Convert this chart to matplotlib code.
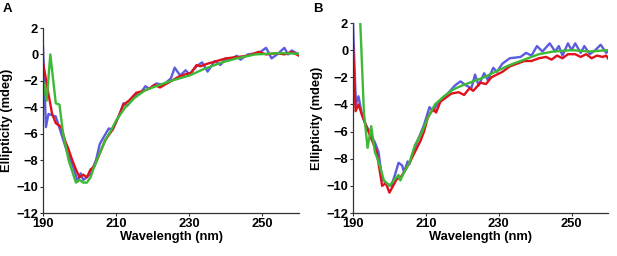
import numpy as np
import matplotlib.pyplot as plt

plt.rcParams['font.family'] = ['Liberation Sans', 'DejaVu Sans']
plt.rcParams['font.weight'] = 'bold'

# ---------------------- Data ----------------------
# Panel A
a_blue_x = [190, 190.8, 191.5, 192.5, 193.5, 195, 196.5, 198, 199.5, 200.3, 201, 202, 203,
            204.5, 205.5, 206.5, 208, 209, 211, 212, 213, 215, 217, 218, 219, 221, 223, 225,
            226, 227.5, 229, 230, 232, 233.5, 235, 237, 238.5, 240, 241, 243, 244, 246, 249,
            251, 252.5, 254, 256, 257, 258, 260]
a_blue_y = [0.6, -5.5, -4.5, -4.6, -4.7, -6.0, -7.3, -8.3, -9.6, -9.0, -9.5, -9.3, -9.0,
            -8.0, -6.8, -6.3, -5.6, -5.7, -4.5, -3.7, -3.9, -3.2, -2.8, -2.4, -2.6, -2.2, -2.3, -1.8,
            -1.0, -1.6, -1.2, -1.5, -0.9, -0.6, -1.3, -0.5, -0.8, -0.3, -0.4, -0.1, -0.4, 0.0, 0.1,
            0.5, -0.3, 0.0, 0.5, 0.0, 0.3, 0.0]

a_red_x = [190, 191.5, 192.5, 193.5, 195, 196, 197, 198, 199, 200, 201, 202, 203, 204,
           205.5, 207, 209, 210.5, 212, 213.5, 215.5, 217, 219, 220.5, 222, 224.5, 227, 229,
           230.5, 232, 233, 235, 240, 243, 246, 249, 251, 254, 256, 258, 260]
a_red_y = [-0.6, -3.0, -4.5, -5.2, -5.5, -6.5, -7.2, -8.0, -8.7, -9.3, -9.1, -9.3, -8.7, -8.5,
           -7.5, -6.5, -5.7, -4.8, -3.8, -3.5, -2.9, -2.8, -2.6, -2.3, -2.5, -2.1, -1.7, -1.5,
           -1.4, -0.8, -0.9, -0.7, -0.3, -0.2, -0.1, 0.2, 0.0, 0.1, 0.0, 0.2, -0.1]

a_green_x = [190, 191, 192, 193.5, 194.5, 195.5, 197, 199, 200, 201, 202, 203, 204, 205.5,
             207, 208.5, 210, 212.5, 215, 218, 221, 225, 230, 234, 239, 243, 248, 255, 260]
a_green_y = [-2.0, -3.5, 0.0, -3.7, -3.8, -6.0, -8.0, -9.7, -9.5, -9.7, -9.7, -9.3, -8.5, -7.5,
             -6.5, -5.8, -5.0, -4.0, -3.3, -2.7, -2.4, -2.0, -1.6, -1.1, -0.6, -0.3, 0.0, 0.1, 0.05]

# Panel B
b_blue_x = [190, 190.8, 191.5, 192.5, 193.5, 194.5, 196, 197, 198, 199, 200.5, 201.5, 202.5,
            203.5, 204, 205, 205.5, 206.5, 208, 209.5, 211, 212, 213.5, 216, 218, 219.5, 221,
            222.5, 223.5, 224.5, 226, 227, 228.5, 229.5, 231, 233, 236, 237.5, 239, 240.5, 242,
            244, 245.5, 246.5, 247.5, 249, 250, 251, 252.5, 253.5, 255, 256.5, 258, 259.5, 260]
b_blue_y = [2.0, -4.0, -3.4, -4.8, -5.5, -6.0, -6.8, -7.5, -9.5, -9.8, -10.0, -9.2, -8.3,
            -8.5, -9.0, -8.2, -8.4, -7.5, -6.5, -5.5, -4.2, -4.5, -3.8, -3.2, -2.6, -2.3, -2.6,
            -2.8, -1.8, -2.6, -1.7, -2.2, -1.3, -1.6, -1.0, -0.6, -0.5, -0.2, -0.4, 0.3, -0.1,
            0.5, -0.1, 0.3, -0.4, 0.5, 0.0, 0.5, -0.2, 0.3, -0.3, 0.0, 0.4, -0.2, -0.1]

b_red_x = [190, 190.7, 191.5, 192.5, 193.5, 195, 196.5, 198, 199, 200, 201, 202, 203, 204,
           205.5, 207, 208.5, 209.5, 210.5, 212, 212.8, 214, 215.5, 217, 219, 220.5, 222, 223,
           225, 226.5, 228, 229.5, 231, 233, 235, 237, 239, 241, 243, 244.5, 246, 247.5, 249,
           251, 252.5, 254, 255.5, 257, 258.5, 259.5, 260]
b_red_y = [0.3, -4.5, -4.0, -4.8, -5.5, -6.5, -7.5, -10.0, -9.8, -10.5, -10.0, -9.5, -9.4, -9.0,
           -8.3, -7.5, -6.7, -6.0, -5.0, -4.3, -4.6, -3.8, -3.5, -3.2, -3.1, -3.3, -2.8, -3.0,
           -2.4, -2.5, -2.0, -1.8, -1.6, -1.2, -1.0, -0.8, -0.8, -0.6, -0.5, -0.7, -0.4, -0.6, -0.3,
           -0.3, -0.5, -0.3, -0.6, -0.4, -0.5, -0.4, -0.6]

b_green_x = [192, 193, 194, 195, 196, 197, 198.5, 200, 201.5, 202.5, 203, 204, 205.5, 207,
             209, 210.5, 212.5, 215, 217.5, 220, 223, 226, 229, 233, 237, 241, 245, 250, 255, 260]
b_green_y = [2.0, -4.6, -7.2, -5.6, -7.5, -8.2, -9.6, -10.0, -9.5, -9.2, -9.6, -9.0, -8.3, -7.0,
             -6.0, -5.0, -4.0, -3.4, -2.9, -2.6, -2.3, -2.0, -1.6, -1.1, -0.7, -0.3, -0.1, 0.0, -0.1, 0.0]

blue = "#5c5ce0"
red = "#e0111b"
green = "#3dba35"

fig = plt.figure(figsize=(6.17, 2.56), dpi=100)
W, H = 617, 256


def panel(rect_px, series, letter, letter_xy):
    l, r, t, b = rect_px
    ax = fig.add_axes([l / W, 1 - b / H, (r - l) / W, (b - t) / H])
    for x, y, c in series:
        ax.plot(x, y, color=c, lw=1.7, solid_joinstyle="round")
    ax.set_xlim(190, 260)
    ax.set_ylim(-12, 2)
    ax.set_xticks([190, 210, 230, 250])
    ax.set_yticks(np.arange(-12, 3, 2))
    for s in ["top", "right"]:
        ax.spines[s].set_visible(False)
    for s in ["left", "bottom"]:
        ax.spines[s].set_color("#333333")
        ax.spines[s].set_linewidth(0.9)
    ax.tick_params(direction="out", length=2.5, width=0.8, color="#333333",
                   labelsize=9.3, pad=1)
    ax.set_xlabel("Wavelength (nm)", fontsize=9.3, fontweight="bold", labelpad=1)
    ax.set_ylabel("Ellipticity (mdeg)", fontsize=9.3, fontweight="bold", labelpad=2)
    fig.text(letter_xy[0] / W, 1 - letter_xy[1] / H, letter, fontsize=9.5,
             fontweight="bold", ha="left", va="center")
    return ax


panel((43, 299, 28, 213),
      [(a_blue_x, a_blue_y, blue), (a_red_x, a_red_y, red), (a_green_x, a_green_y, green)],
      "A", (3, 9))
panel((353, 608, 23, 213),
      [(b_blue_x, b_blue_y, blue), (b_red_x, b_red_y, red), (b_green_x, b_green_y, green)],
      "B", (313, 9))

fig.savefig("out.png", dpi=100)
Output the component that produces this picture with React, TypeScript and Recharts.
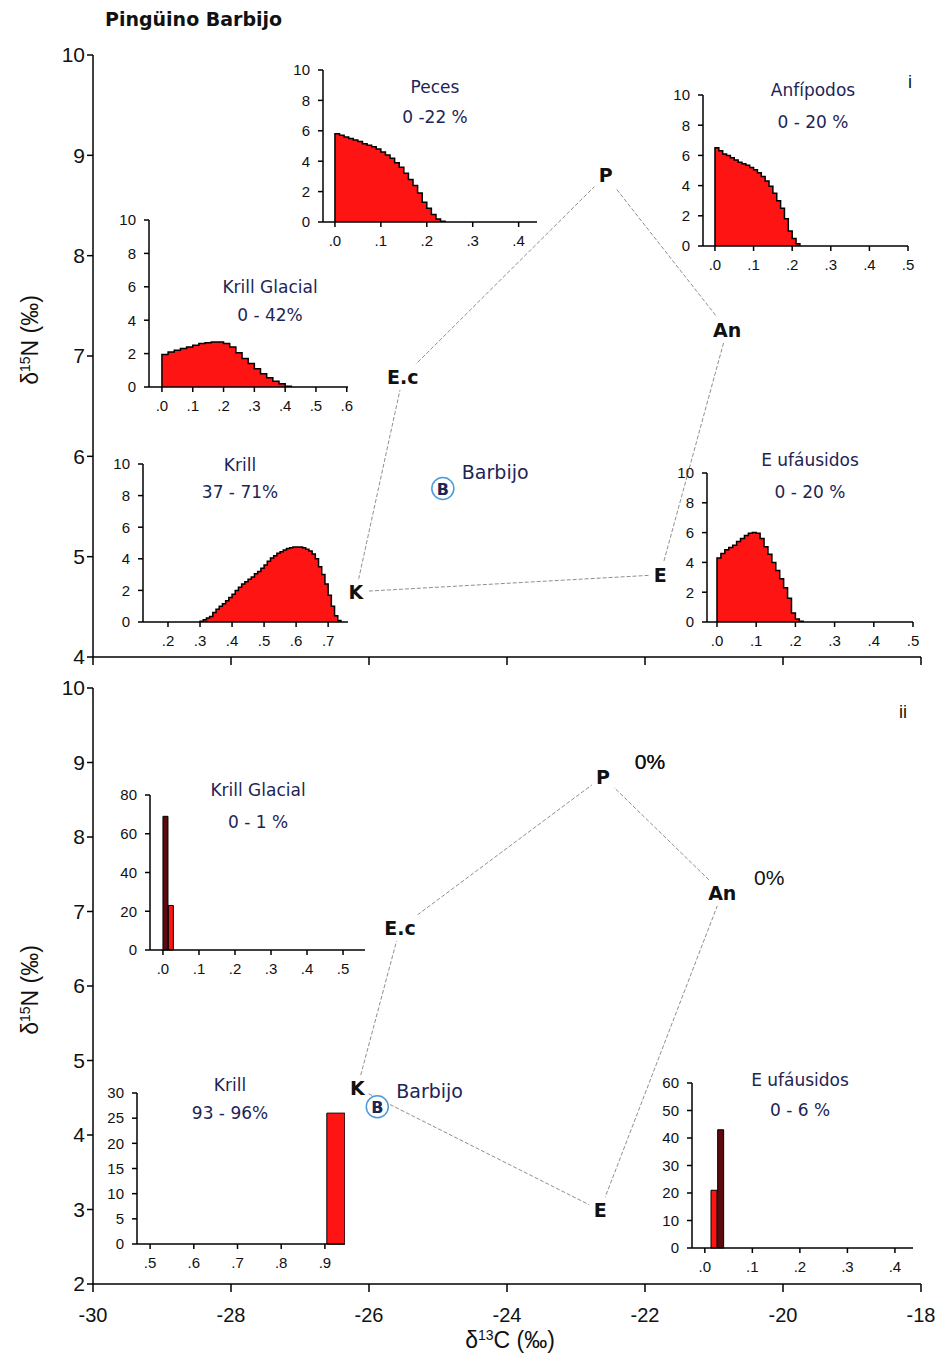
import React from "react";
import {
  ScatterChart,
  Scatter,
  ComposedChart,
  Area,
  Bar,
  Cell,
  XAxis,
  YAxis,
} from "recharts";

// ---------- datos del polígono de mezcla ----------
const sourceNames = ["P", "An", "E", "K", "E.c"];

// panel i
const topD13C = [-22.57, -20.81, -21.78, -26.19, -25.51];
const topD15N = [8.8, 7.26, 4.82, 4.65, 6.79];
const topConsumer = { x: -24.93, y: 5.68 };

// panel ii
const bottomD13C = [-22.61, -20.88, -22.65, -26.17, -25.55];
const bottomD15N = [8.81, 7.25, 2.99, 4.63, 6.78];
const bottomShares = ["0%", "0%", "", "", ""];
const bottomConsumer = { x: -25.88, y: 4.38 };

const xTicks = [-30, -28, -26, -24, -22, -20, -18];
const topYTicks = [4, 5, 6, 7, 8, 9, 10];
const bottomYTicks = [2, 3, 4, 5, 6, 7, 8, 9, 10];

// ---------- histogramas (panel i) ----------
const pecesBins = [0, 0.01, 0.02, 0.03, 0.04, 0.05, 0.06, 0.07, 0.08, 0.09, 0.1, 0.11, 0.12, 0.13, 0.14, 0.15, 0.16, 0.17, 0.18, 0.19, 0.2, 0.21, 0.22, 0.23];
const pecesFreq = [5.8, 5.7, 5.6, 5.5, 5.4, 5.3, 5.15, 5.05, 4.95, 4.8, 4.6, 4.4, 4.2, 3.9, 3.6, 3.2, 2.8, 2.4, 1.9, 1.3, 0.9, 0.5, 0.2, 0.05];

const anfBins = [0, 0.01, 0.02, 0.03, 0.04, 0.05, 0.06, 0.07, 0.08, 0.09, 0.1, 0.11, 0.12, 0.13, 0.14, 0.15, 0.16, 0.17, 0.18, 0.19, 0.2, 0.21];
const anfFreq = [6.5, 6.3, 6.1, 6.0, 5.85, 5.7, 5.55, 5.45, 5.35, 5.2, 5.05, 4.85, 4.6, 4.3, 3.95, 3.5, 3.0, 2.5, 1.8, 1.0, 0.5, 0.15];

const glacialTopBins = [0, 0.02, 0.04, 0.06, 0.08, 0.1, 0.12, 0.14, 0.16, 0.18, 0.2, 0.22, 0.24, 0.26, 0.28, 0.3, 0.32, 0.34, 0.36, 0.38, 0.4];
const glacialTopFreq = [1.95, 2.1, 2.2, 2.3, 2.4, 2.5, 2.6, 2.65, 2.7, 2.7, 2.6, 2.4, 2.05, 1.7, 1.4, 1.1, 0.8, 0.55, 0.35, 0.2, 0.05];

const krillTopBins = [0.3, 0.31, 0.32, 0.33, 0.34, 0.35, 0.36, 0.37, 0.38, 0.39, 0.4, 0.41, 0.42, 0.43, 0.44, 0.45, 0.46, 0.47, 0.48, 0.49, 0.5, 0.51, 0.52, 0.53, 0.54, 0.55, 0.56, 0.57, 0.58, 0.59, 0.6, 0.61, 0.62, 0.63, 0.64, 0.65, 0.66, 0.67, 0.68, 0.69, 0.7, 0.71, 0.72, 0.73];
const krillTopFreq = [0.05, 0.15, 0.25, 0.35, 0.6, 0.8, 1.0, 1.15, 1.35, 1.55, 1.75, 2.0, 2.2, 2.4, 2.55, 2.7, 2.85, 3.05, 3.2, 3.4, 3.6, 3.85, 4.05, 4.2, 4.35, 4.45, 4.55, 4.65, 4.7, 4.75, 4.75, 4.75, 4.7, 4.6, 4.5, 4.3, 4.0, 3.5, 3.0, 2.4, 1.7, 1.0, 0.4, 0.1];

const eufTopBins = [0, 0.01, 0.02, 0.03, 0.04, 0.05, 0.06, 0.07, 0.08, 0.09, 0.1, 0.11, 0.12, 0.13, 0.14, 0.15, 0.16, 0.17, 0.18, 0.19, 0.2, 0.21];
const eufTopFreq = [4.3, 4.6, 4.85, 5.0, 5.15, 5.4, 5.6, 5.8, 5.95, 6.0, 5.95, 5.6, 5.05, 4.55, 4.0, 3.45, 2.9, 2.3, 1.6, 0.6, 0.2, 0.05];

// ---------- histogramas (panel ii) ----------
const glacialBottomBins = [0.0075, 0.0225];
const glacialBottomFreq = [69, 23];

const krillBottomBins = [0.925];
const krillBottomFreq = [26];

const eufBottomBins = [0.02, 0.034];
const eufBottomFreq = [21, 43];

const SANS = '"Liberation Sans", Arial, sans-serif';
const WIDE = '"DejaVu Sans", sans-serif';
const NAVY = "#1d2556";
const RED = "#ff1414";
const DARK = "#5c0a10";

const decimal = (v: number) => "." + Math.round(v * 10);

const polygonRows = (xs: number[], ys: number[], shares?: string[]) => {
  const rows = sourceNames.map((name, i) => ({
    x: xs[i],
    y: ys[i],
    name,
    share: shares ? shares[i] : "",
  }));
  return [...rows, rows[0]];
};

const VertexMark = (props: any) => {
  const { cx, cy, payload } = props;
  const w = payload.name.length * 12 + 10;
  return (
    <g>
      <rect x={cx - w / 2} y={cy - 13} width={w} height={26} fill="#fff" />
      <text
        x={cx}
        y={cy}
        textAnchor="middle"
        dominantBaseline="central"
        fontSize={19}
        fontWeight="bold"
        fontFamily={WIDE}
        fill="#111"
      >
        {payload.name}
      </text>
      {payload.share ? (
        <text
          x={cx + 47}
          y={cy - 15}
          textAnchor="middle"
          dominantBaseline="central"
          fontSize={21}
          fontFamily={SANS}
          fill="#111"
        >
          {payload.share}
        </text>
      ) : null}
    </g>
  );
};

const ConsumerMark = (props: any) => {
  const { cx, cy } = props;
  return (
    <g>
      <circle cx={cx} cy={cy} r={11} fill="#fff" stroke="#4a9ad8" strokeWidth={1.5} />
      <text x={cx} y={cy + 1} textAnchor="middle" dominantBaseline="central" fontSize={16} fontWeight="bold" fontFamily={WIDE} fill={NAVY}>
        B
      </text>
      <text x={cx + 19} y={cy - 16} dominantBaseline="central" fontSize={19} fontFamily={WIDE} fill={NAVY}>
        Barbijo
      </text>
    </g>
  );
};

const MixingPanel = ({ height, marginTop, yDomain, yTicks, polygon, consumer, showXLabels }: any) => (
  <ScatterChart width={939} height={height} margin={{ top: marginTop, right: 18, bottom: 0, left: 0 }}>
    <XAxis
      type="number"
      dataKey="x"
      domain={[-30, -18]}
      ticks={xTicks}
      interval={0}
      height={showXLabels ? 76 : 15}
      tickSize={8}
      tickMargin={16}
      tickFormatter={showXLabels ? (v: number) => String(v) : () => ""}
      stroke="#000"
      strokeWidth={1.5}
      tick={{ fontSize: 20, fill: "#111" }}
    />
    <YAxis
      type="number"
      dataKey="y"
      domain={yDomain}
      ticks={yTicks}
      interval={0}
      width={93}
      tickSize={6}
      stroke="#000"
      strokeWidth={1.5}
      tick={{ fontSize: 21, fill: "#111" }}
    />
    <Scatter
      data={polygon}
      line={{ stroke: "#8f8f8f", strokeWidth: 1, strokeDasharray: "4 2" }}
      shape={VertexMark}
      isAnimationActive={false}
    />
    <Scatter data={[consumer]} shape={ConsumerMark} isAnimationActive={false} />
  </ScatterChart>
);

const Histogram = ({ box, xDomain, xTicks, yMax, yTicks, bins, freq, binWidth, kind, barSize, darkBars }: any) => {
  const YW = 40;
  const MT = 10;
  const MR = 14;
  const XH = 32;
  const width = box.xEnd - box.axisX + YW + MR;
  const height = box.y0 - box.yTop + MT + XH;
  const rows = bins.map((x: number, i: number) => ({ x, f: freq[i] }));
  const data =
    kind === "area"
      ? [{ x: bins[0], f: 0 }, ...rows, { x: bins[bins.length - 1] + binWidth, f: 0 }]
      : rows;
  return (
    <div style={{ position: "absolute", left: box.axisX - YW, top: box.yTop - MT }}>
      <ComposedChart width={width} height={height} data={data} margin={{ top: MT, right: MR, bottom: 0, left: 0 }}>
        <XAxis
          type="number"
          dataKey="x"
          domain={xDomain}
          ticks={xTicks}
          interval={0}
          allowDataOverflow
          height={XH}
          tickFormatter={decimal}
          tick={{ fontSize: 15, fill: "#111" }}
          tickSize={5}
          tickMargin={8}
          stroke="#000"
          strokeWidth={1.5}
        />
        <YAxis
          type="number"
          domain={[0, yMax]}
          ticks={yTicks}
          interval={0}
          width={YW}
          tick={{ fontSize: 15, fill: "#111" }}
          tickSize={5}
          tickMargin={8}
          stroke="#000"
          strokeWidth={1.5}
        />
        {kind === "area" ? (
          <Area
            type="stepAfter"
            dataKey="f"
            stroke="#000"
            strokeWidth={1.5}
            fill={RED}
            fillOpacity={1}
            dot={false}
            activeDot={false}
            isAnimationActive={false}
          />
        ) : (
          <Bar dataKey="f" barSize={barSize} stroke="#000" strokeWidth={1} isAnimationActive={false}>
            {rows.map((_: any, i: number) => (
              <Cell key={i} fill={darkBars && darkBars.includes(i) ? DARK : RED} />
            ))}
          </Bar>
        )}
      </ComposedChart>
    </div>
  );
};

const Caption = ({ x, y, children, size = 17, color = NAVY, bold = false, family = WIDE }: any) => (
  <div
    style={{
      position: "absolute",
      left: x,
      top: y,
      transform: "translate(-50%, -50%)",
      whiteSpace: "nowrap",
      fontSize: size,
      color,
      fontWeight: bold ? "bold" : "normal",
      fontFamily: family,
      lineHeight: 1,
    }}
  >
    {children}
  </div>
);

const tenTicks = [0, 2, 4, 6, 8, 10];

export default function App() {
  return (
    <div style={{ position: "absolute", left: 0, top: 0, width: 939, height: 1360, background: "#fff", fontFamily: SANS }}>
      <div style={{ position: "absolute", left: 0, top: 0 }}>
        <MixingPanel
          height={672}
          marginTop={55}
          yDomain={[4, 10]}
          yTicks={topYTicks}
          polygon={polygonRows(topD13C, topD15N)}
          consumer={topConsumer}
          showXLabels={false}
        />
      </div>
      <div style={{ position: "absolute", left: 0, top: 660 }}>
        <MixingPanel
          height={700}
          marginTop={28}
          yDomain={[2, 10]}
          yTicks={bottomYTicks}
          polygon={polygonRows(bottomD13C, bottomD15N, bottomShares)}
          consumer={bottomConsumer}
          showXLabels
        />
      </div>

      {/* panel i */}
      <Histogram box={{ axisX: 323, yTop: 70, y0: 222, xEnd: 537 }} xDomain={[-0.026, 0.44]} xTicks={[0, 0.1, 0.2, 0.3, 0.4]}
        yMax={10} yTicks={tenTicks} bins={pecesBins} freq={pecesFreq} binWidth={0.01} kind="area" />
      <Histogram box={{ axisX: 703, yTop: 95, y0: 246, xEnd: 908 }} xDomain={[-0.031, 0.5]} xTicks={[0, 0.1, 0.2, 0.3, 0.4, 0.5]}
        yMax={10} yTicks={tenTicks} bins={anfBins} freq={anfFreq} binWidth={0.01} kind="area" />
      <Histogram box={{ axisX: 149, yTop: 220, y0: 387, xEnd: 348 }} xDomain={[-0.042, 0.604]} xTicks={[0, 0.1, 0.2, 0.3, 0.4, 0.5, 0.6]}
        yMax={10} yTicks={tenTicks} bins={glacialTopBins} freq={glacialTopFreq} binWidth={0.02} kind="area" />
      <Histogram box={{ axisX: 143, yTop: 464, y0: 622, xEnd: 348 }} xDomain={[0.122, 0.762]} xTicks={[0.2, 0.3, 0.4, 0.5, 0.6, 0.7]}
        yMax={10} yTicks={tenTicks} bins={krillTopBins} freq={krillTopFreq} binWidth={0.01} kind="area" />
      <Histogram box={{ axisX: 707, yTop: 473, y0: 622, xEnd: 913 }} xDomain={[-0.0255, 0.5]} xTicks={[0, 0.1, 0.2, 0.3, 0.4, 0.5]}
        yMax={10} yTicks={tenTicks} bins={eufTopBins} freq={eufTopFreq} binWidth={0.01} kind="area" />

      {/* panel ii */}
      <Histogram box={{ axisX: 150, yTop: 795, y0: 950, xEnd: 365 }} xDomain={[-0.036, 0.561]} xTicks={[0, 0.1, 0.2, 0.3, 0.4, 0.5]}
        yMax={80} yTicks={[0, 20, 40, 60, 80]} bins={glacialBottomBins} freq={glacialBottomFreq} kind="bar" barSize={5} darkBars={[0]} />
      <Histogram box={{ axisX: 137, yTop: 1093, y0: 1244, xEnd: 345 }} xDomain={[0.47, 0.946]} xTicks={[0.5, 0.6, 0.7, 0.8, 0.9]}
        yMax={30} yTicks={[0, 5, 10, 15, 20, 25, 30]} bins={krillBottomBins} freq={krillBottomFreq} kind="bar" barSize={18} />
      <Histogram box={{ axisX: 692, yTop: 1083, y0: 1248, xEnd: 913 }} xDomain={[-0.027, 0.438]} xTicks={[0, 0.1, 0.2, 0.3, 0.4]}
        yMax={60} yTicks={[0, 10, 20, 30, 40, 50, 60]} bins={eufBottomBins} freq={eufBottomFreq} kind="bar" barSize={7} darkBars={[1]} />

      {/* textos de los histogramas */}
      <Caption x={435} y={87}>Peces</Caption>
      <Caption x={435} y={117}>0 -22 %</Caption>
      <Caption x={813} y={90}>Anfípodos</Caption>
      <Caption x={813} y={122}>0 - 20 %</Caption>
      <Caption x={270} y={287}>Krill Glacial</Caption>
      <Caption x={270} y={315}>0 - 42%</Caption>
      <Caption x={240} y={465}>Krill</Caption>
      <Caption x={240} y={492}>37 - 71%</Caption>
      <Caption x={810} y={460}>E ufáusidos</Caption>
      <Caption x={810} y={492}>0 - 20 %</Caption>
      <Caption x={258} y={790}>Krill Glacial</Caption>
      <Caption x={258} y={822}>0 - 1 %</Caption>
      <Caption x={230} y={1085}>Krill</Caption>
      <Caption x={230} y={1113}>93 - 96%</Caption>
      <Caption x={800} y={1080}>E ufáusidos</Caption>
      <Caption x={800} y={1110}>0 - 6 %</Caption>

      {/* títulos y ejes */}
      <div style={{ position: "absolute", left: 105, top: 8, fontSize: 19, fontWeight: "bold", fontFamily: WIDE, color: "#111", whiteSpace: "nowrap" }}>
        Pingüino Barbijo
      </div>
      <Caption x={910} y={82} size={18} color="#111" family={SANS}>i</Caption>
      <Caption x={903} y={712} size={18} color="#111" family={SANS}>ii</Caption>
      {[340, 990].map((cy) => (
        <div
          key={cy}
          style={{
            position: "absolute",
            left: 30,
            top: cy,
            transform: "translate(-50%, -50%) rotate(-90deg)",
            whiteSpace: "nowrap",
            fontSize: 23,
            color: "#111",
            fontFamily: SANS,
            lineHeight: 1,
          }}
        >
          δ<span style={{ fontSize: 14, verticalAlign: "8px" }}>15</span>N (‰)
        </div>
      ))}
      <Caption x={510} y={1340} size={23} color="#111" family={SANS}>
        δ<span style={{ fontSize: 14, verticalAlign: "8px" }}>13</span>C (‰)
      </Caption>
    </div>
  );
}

**Written request:**
Leaving the pictures out, write out exactly the lines from the line containing "Output the component" through the line containing "0.35, 0.2, 0.05];", both included.

**Final result:**
Output the component that produces this picture with React, TypeScript and Recharts.
import React from "react";
import {
  ScatterChart,
  Scatter,
  ComposedChart,
  Area,
  Bar,
  Cell,
  XAxis,
  YAxis,
} from "recharts";

// ---------- datos del polígono de mezcla ----------
const sourceNames = ["P", "An", "E", "K", "E.c"];

// panel i
const topD13C = [-22.57, -20.81, -21.78, -26.19, -25.51];
const topD15N = [8.8, 7.26, 4.82, 4.65, 6.79];
const topConsumer = { x: -24.93, y: 5.68 };

// panel ii
const bottomD13C = [-22.61, -20.88, -22.65, -26.17, -25.55];
const bottomD15N = [8.81, 7.25, 2.99, 4.63, 6.78];
const bottomShares = ["0%", "0%", "", "", ""];
const bottomConsumer = { x: -25.88, y: 4.38 };

const xTicks = [-30, -28, -26, -24, -22, -20, -18];
const topYTicks = [4, 5, 6, 7, 8, 9, 10];
const bottomYTicks = [2, 3, 4, 5, 6, 7, 8, 9, 10];

// ---------- histogramas (panel i) ----------
const pecesBins = [0, 0.01, 0.02, 0.03, 0.04, 0.05, 0.06, 0.07, 0.08, 0.09, 0.1, 0.11, 0.12, 0.13, 0.14, 0.15, 0.16, 0.17, 0.18, 0.19, 0.2, 0.21, 0.22, 0.23];
const pecesFreq = [5.8, 5.7, 5.6, 5.5, 5.4, 5.3, 5.15, 5.05, 4.95, 4.8, 4.6, 4.4, 4.2, 3.9, 3.6, 3.2, 2.8, 2.4, 1.9, 1.3, 0.9, 0.5, 0.2, 0.05];

const anfBins = [0, 0.01, 0.02, 0.03, 0.04, 0.05, 0.06, 0.07, 0.08, 0.09, 0.1, 0.11, 0.12, 0.13, 0.14, 0.15, 0.16, 0.17, 0.18, 0.19, 0.2, 0.21];
const anfFreq = [6.5, 6.3, 6.1, 6.0, 5.85, 5.7, 5.55, 5.45, 5.35, 5.2, 5.05, 4.85, 4.6, 4.3, 3.95, 3.5, 3.0, 2.5, 1.8, 1.0, 0.5, 0.15];

const glacialTopBins = [0, 0.02, 0.04, 0.06, 0.08, 0.1, 0.12, 0.14, 0.16, 0.18, 0.2, 0.22, 0.24, 0.26, 0.28, 0.3, 0.32, 0.34, 0.36, 0.38, 0.4];
const glacialTopFreq = [1.95, 2.1, 2.2, 2.3, 2.4, 2.5, 2.6, 2.65, 2.7, 2.7, 2.6, 2.4, 2.05, 1.7, 1.4, 1.1, 0.8, 0.55, 0.35, 0.2, 0.05];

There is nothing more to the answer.